- Your task: Omit pictures and quote the listing below line by line, from its start through the line that holds "y_ticks = [750, 800, 850, 900, 950, 1000, 1050]".

--- Start of Task material ---

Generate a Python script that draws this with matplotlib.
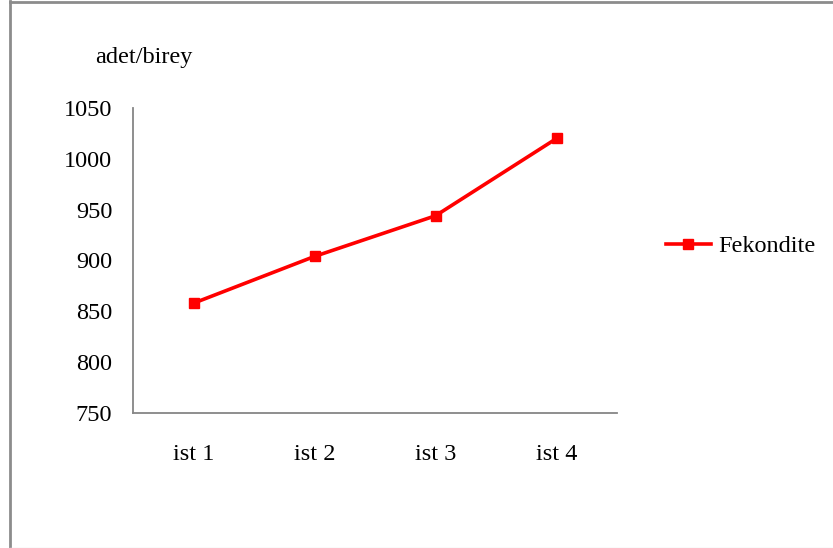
import matplotlib
matplotlib.use('Agg')
import matplotlib.pyplot as plt
from matplotlib.lines import Line2D

categories = ['ist 1', 'ist 2', 'ist 3', 'ist 4']
fekondite = [858, 904, 944, 1020]
y_ticks = [750, 800, 850, 900, 950, 1000, 1050]

plt.rcParams['font.family'] = ['Liberation Serif', 'DejaVu Serif']
FS = 17.5

fig = plt.figure(figsize=(8.33, 5.48), dpi=100)
ax = fig.add_axes([133/833, 1 - 413/548, 484/833, 305/548])

x = list(range(len(categories)))
ax.plot(x, fekondite, color='#ff0000', linewidth=2.6, marker='s', markersize=6.5,
        label='Fekondite')

ax.set_xlim(-0.5, len(categories) - 0.5)
ax.set_ylim(750, 1050)
ax.set_yticks(y_ticks)
ax.set_xticks(x)
ax.set_xticklabels(categories)
ax.tick_params(axis='y', length=0, pad=15, labelsize=FS)
ax.tick_params(axis='x', length=0, pad=22, labelsize=FS)

for s in ['top', 'right']:
    ax.spines[s].set_visible(False)
for s in ['left', 'bottom']:
    ax.spines[s].set_color('#868686')
    ax.spines[s].set_linewidth(1.3)

fig.text(95/833, 1 - 57/548, 'adet/birey', fontsize=FS, va='center', ha='left')

ax.legend(loc='center left', bbox_to_anchor=(644/833, 1 - 246/548),
          bbox_transform=fig.transFigure, frameon=False, fontsize=FS,
          handlelength=1.85, handletextpad=0.3)

# outer chart border
fig.add_artist(Line2D([10/833, 10/833], [0, 1 - 1/548], transform=fig.transFigure,
                      color='#8c8c8c', linewidth=2))
fig.add_artist(Line2D([10/833, 1], [1 - 1.5/548, 1 - 1.5/548], transform=fig.transFigure,
                      color='#8c8c8c', linewidth=2))
fig.add_artist(Line2D([10/833, 1], [0.5/548, 0.5/548], transform=fig.transFigure,
                      color='#e6e6e6', linewidth=1))

plt.savefig('out.png', dpi=100)
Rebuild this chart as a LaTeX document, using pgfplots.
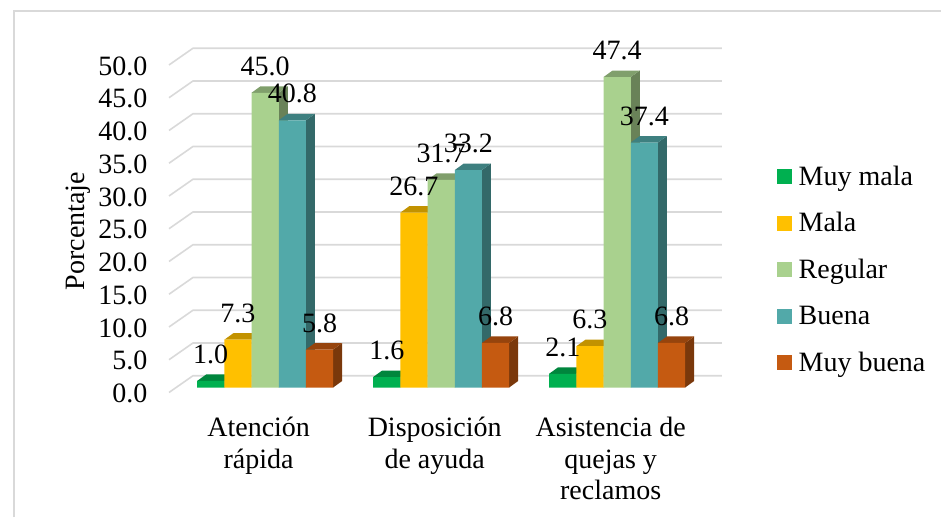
\documentclass[border=0pt]{standalone}
\usepackage{pgfplots}
\usepackage{pgfplotstable}
\usepackage{fontspec}
\setmainfont{Liberation Serif}
\pgfplotsset{compat=1.18}

\definecolor{cMuyMala}{HTML}{00B050}
\definecolor{cMala}{HTML}{FFC000}
\definecolor{cRegular}{HTML}{A9D18E}
\definecolor{cBuena}{HTML}{52A9A9}
\definecolor{cMuyBuena}{HTML}{C55A11}
\definecolor{rejilla}{HTML}{D9D9D9}

\pgfplotstableread{
idx MuyMala Mala Regular Buena MuyBuena
0   1.0     7.3  45.0    40.8  5.8
1   1.6     26.7 31.7    33.2  6.8
2   2.1     6.3  47.4    37.4  6.8
}\valores

% Bar width and depth offsets: one category is 176 units of picture width,
% one percent is 6.55 units of picture height.
\newcommand{\anchoBar}{27.2}
\newcommand{\profX}{0.05114}
\newcommand{\profY}{0.992}

% Side and top faces followed by the front faces of one series.
% #1 table column, #2 colour, #3 horizontal shift of the bar
\newcommand{\serie}[3]{%
  \pgfplotsforeachungrouped \fila in {0,1,2}{%
    \pgfplotstablegetelem{\fila}{#1}\of\valores
    \pgfmathsetmacro{\yF}{\pgfplotsretval}%
    \pgfmathsetmacro{\yB}{\yF+\profY}%
    \pgfmathsetmacro{\xL}{\fila+(#3-\anchoBar/2)/176}%
    \pgfmathsetmacro{\xR}{\fila+(#3+\anchoBar/2)/176}%
    \pgfmathsetmacro{\xLb}{\xL+\profX}%
    \pgfmathsetmacro{\xRb}{\xR+\profX}%
    \addplot[forget plot, draw=none, fill=#2!62!black]
      coordinates {(\xR,0) (\xRb,\profY) (\xRb,\yB) (\xR,\yF)} --cycle;
    \addplot[forget plot, draw=none, fill=#2!76!black]
      coordinates {(\xL,\yF) (\xLb,\yB) (\xRb,\yB) (\xR,\yF)} --cycle;
  }%
  \addplot[forget plot, ybar, bar width=\anchoBar pt, bar shift=#3pt,
    draw=none, fill=#2] table[x=idx, y=#1] {\valores};
}

% Value labels of one series, drawn after all the bars.
\newcommand{\etiquetas}[2]{%
  \addplot[forget plot, ybar, bar width=\anchoBar pt, bar shift=#2pt,
    draw=none, fill=none, nodes near coords,
    nodes near coords align={anchor=center},
    every node near coord/.append style={xshift=#2pt, yshift=26.5pt, inner sep=0pt, text=black}]
    table[x=idx, y=#1] {\valores};
}

\begin{document}
\begin{tikzpicture}[x=1pt, y=1pt]
  \path[use as bounding box] (-152,-122) rectangle (789,395);
  % Chart area border: top and left edges only
  \draw[rejilla, line width=1.6pt] (-138,-122) -- (-138,384) -- (789,384);

  \begin{axis}[
    at={(0pt,0pt)}, anchor=south west,
    scale only axis, width=789pt, height=395pt,
    xmin=-0.6429, xmax=3.8401, ymin=-1.145, ymax=59.16,
    clip=false,
    axis line style={draw=none},
    tick style={draw=none},
    font=\fontsize{28}{31.5}\selectfont,
    /pgf/number format/.cd, fixed, fixed zerofill, precision=1, assume math mode=true,
    /pgfplots/.cd,
    ytick={0,5,...,50},
    yticklabel style={yshift=-6pt, xshift=-4.5pt, inner sep=0pt, anchor=east},
    xtick={0,1,2},
    xticklabels={Atención\\rápida, Disposición\\de ayuda, Asistencia de\\quejas y\\reclamos},
    xticklabel style={align=center, xshift=-6.5pt, yshift=-22pt, anchor=north, inner sep=0pt},
    ylabel={Porcentaje},
    every axis y label/.style={at={(axis description cs:-0.093,0.415)}, rotate=90, anchor=center},
    legend image code/.code={\fill[#1] (0pt,2pt) rectangle (14pt,16pt);},
    legend style={at={(axis cs:2.9096,33.93)}, anchor=north west, draw=none, fill=none,
      inner sep=0pt, outer sep=0pt, row sep=19.5pt,
      /tikz/every odd column/.append style={column sep=7pt},
      nodes={inner sep=0pt, text height=20pt, text depth=7pt, anchor=base west}},
    legend cell align=left,
  ]
    % Receding grid lines on the side and back walls
    \pgfplotsinvokeforeach{0,5,...,50}{
      \pgfmathsetmacro{\yFrente}{#1-0.76}
      \pgfmathsetmacro{\yFondo}{#1+1.80}
      \addplot[forget plot, rejilla, line width=1.6pt]
        coordinates {(-0.5463,\yFrente) (-0.4099,\yFondo) (2.5957,\yFondo)};
    }

    \serie{MuyMala}{cMuyMala}{-54.4}
    \serie{Mala}{cMala}{-27.2}
    \serie{Regular}{cRegular}{0}
    \serie{Buena}{cBuena}{27.2}
    \serie{MuyBuena}{cMuyBuena}{54.4}

    \etiquetas{MuyMala}{-54.4}
    \etiquetas{Mala}{-27.2}
    \etiquetas{Regular}{0}
    \etiquetas{Buena}{27.2}
    \etiquetas{MuyBuena}{54.4}

    \addlegendimage{cMuyMala}  \addlegendentry{Muy mala}
    \addlegendimage{cMala}     \addlegendentry{Mala}
    \addlegendimage{cRegular}  \addlegendentry{Regular}
    \addlegendimage{cBuena}    \addlegendentry{Buena}
    \addlegendimage{cMuyBuena} \addlegendentry{Muy buena}
  \end{axis}
\end{tikzpicture}
\end{document}
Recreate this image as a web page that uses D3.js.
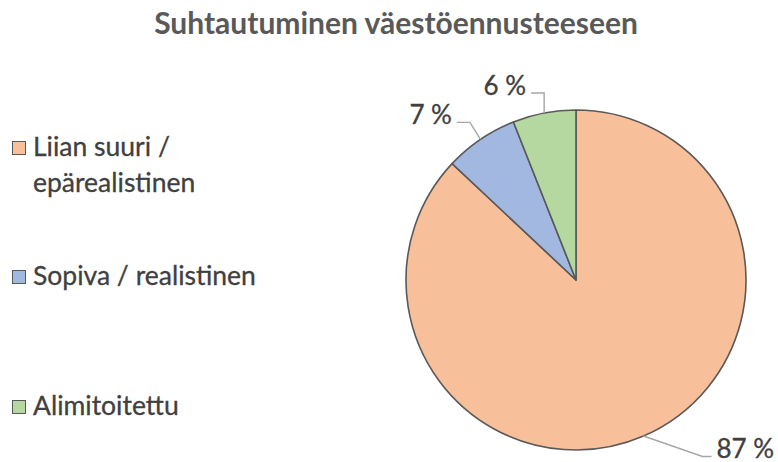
<!DOCTYPE html>
<html><head><meta charset="utf-8">
<script src="https://cdn.jsdelivr.net/npm/d3@7"></script>
<style>body{margin:0;background:#fff}svg{display:block}</style>
</head><body>
<svg id="c" width="778" height="462"></svg>
<script>
const categories = ["Liian suuri / epärealistinen", "Sopiva / realistinen", "Alimitoitettu"];
const legendLines = [["Liian suuri /", "epärealistinen"], ["Sopiva / realistinen"], ["Alimitoitettu"]];
const values = [87, 7, 6];
const labels = ["87 %", "7 %", "6 %"];
const colors = ["#F8C09A", "#A3B8E1", "#B5D8A0"];
const title = "Suhtautuminen väestöennusteeseen";

const svg = d3.select("#c");
const font = "Lato, 'Open Sans', sans-serif";
const cx = 576, cy = 280, r = 170;

svg.append("text").attr("x", 396).attr("y", 34).attr("text-anchor", "middle")
  .attr("font-family", font).attr("font-weight", "bold").attr("font-size", 30)
  .attr("fill", "#595959").text(title);

const pie = d3.pie().sort(null).value(d => d);
const arcs = pie(values);
const arc = d3.arc().innerRadius(0).outerRadius(r);
const g = svg.append("g").attr("transform", `translate(${cx},${cy})`);
g.selectAll("path").data(arcs).enter().append("path")
  .attr("d", arc).attr("fill", (d, i) => colors[i])
  .attr("stroke", "#595959").attr("stroke-width", 1.6).attr("stroke-linejoin", "round");

// leader lines & labels
const elbow = [[59, 20.5, 1, 9], [-10.5, -17, -1, 13], [0, -20, -1, 13]];
arcs.forEach((d, i) => {
  const a = (d.startAngle + d.endAngle) / 2;
  const x0 = r * Math.sin(a), y0 = -r * Math.cos(a);
  const [dx, dy, dir, len] = elbow[i];
  const x1 = x0 + dx, y1 = y0 + dy, x2 = x1 + dir * len;
  g.append("polyline").attr("points", `${x0},${y0} ${x1},${y1} ${x2},${y1}`)
    .attr("fill", "none").attr("stroke", "#A6A6A6").attr("stroke-width", 1.4);
  g.append("text").attr("x", x2 + dir * 5).attr("y", y1 + 1.5)
    .attr("text-anchor", dir > 0 ? "start" : "end")
    .attr("font-family", font).attr("font-size", 26).attr("fill", "#404040")
    .attr("stroke", "#404040").attr("stroke-width", 0.3)
    .text(labels[i]);
});

// legend
const legY = [156, 285, 415];
categories.forEach((c, i) => {
  const lg = svg.append("g");
  lg.append("rect").attr("x", 12.5).attr("y", legY[i] - 14.5).attr("width", 13).attr("height", 13)
    .attr("fill", colors[i]).attr("stroke", "#595959").attr("stroke-width", 1);
  legendLines[i].forEach((t, j) => {
    lg.append("text").attr("x", 33).attr("y", legY[i] + j * 36)
      .attr("font-family", font).attr("font-size", 26.5).attr("fill", "#404040")
      .attr("stroke", "#404040").attr("stroke-width", 0.3).text(t);
  });
});
</script>
</body></html>
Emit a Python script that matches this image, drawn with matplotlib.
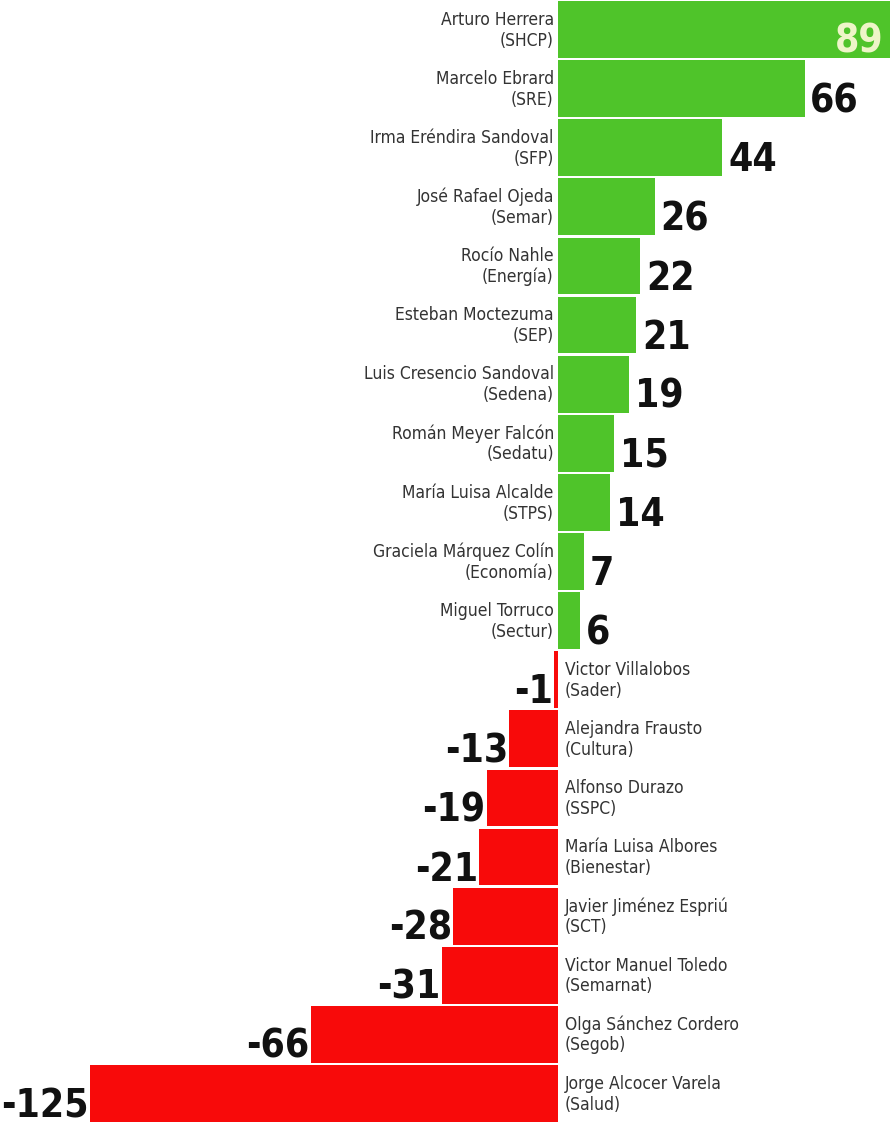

--- End of Task material ---

- Answer to the problem:
Generate a Python script that draws this with matplotlib.
import matplotlib
matplotlib.use('Agg')
import matplotlib.pyplot as plt
from matplotlib.lines import Line2D

categories = ['ist 1', 'ist 2', 'ist 3', 'ist 4']
fekondite = [858, 904, 944, 1020]
y_ticks = [750, 800, 850, 900, 950, 1000, 1050]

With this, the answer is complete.